Friday, June 19, 2009

The Chalk Circle Man


By Fred Vargas.

I have enjoyed Fred Vargas' novels for quite some time, so was delighted to find her first Jean-Baptiste Adamsberg Novel was finally out in New Zealand. Vargas is a French novelist, and I have no idea why her other novels had been translated into English and available before this one, but that is the strange world of translation and foreign rights.

Anyway, I digress. The Chalk Circle Man as the title suggests starts with the appearance of mysterious blue chalk circles drawn on the streets of Paris and the odd objects that lie in the center of them, which everyone pretty much ignores until the object in the center of one turns out to be a very dead person.

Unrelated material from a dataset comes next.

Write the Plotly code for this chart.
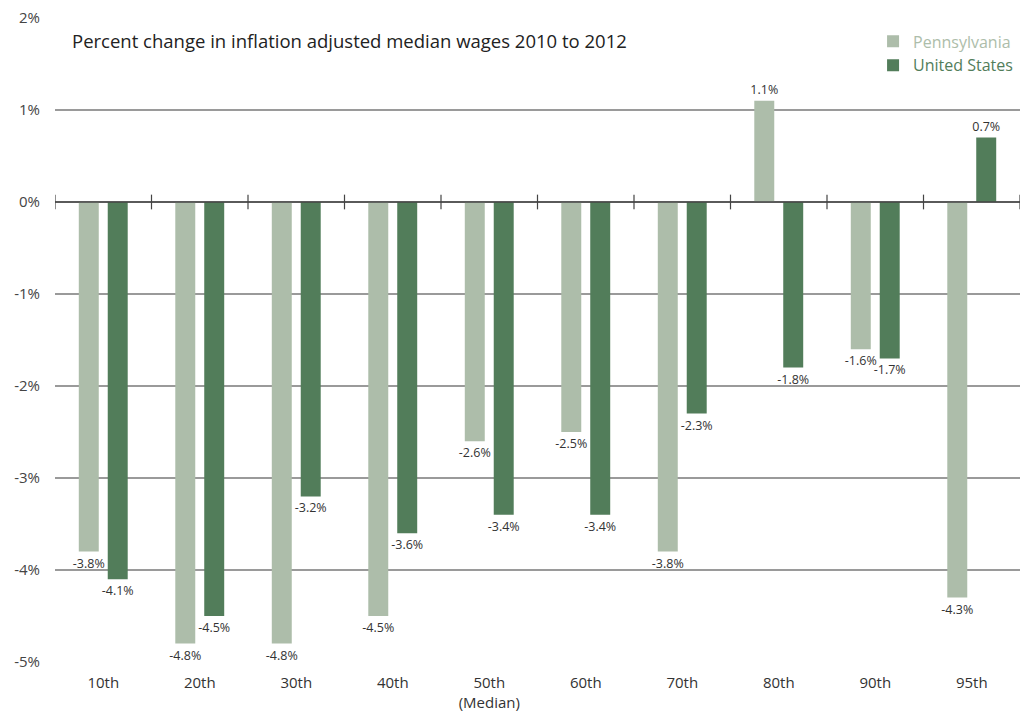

Adamsberg had a bad feeling about the circles before the body showed up, but then Adamsberg is a perculiar sort of policeman in that he accepts his gut feelings and hunches and runs with them, or I should say, dawdles with them.

This is one of the things I really enjoy about these novels, they are crime fiction, but they lack the frenetic pace of a lot of the genre and that is perfectly okay. I enjoy that we get to amble around inside Adamsberg's head, and that of his intellectual colleague Danglard, in fact I love that there is so much interior monologue and musing. The end result for me is fascinating, and entertaining and makes for a damn good read. There in lies Vargas' skill. It is quite an art to make a rambling kind of a novel a satisfying crime fiction read, but she achieves this with great success.